The Source Code panel displays the RDF statements related to the currently selected asset in Turtle or JSON-LD notation. Turtle is a compact and efficient format to exchange and edit RDF-based data and recommended to all users. JSON-LD may appeal to people with experience in JSON but is typically more verbose than Turtle.

Danger

This is an expert feature that should be used with care, and only by users who are familiar with Turtle and/or JSON-LD. It is possible to control which users are allowed to make edits through this panel on the Product Configuration Parameters Admin Page.

The Source Code Panel displays all triples that have the currently selected asset as its subject. However, it also recursively includes blank node structures (such as inner nodes of property shapes or OWL restrictions). If the selected asset is a class or node shape, it will also include all values of sh:property and their related triples. This means that you can use the Source Code Panel to make all changes related to a node shape and its properties in a single place.

If the asset has triples in an included asset collection or graph, then those triples will be displayed in a separate code block in the lower half of the panel. Only the locally stored triples are editable.

Hint

Users can potentially add triples that are not directly related to the main asset. This is both a blessing and a curse, but you can use this panel to quickly insert new triples that you have copied from elsewhere.

JSON-LD Contexts

By default JSON-LD rendering can be rather verbose and irregular. JSON-LD Contexts can be used to control details of the output, for example to make sure that certain properties are using short names instead of nested objects with an @id attribute. The JSON-LD @context used by the Source Code panel is generated by TopBraid itself, using some ADS scripts. By default, this algorithm will look at the property shapes in the ontologies, for example to determine whether all values of a property are of the same datatype. You can customize and override the generation of these contexts by creating your own instances of dash:JSONLDContextScript. In those scripts, specify for which classes it shall apply to. In the dash:js of the scripts, produce any @context object that you like. You can start by calling tbs.basicJSONLDContext() or tbs.defaultJSONLDContext and then add ontology-specific contexts.

Toolbar Buttons

  • Cancel is activated when you have unsaved changes.

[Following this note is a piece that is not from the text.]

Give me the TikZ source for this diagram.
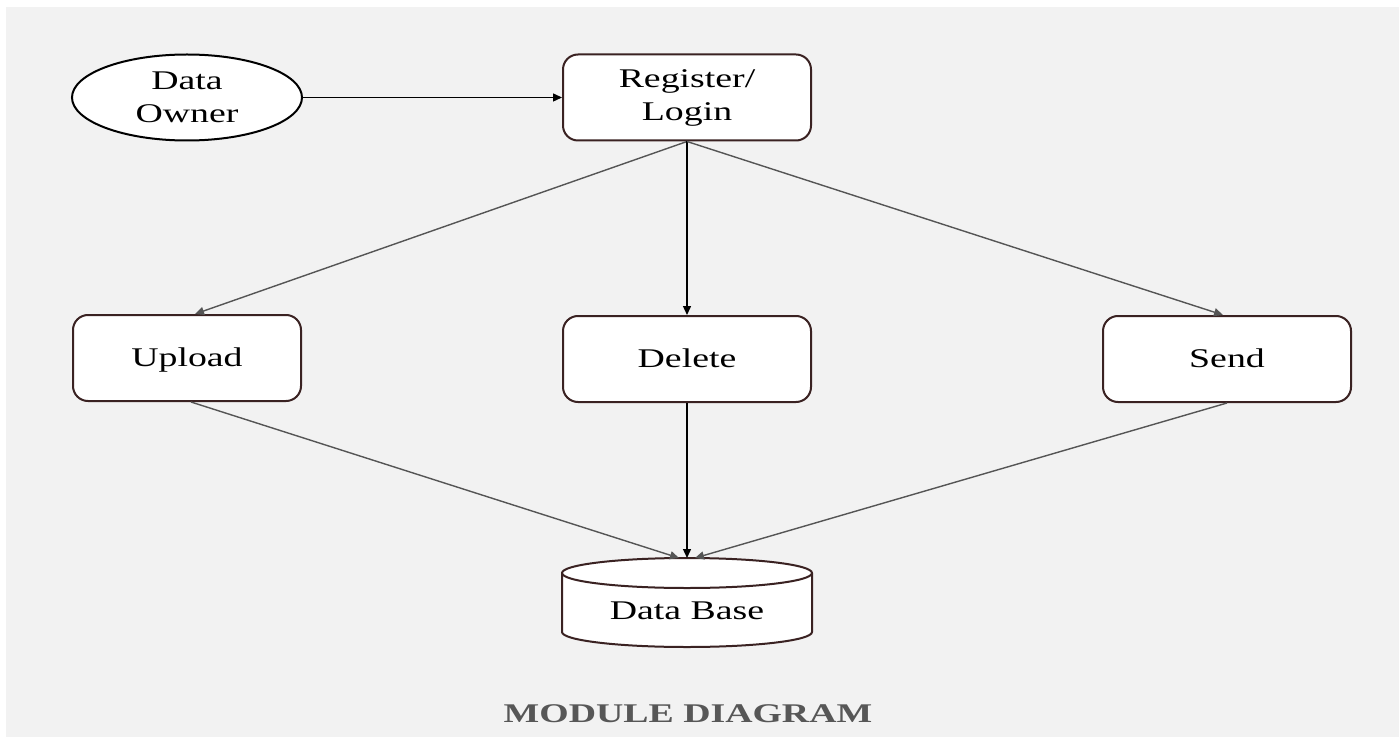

  • Preview simulates the edits without actually applying them, allowing you to see the changes in a diff viewer and any constraint violations associated with the modified assets, using the Preview Dialog.

  • Save Changes applies the changes, replacing the triples that were originally displayed.

Settings

  • Use JSON-LD format instead of Turtle

    toggles between Turtle and JSON-LD.

  • Hide statements from included graphs

    makes sure that only the directly asserted “local” triples are shown.